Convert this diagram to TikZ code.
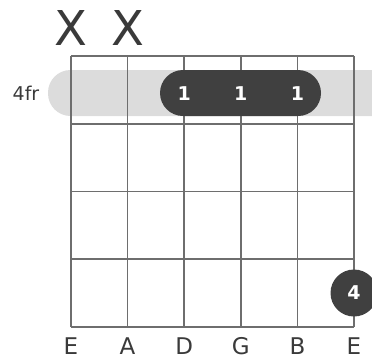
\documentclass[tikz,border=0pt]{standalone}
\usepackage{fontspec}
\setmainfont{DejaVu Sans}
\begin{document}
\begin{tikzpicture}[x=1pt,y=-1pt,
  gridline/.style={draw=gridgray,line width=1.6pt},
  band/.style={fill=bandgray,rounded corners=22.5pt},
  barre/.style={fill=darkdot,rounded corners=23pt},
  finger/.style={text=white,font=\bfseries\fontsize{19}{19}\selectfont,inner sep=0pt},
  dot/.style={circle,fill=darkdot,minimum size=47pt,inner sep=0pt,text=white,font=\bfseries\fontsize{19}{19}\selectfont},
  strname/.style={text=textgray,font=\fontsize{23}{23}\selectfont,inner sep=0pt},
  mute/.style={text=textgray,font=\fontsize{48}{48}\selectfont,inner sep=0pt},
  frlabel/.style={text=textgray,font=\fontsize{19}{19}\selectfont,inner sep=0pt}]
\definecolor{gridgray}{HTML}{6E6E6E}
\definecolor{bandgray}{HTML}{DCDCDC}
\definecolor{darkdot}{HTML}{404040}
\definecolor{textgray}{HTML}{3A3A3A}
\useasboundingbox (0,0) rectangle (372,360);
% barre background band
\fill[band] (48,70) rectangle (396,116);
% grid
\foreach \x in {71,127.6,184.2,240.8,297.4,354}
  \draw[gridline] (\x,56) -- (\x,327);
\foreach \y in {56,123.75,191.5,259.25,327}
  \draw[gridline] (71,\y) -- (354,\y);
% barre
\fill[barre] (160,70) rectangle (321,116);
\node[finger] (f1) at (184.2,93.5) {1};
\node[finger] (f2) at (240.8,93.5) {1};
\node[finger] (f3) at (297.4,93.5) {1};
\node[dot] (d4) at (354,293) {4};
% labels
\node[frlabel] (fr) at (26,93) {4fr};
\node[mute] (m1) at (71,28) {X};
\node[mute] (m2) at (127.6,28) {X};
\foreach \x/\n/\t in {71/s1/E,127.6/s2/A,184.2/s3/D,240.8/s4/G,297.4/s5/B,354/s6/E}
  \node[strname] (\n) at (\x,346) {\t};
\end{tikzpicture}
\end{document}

PROBLEM DESCRIPTION >> Every line of text is to be repeated exactly; pictures are left out.

THE RESULT >>
Convert this diagram to TikZ code.
\documentclass[tikz,border=0pt]{standalone}
\usepackage{fontspec}
\setmainfont{DejaVu Sans}
\begin{document}
\begin{tikzpicture}[x=1pt,y=-1pt,
  gridline/.style={draw=gridgray,line width=1.6pt},
  band/.style={fill=bandgray,rounded corners=22.5pt},
  barre/.style={fill=darkdot,rounded corners=23pt},
  finger/.style={text=white,font=\bfseries\fontsize{19}{19}\selectfont,inner sep=0pt},
  dot/.style={circle,fill=darkdot,minimum size=47pt,inner sep=0pt,text=white,font=\bfseries\fontsize{19}{19}\selectfont},
  strname/.style={text=textgray,font=\fontsize{23}{23}\selectfont,inner sep=0pt},
  mute/.style={text=textgray,font=\fontsize{48}{48}\selectfont,inner sep=0pt},
  frlabel/.style={text=textgray,font=\fontsize{19}{19}\selectfont,inner sep=0pt}]
\definecolor{gridgray}{HTML}{6E6E6E}
\definecolor{bandgray}{HTML}{DCDCDC}
\definecolor{darkdot}{HTML}{404040}
\definecolor{textgray}{HTML}{3A3A3A}
\useasboundingbox (0,0) rectangle (372,360);
% barre background band
\fill[band] (48,70) rectangle (396,116);
% grid
\foreach \x in {71,127.6,184.2,240.8,297.4,354}
  \draw[gridline] (\x,56) -- (\x,327);
\foreach \y in {56,123.75,191.5,259.25,327}
  \draw[gridline] (71,\y) -- (354,\y);
% barre
\fill[barre] (160,70) rectangle (321,116);
\node[finger] (f1) at (184.2,93.5) {1};
\node[finger] (f2) at (240.8,93.5) {1};
\node[finger] (f3) at (297.4,93.5) {1};
\node[dot] (d4) at (354,293) {4};
% labels
\node[frlabel] (fr) at (26,93) {4fr};
\node[mute] (m1) at (71,28) {X};
\node[mute] (m2) at (127.6,28) {X};
\foreach \x/\n/\t in {71/s1/E,127.6/s2/A,184.2/s3/D,240.8/s4/G,297.4/s5/B,354/s6/E}
  \node[strname] (\n) at (\x,346) {\t};
\end{tikzpicture}
\end{document}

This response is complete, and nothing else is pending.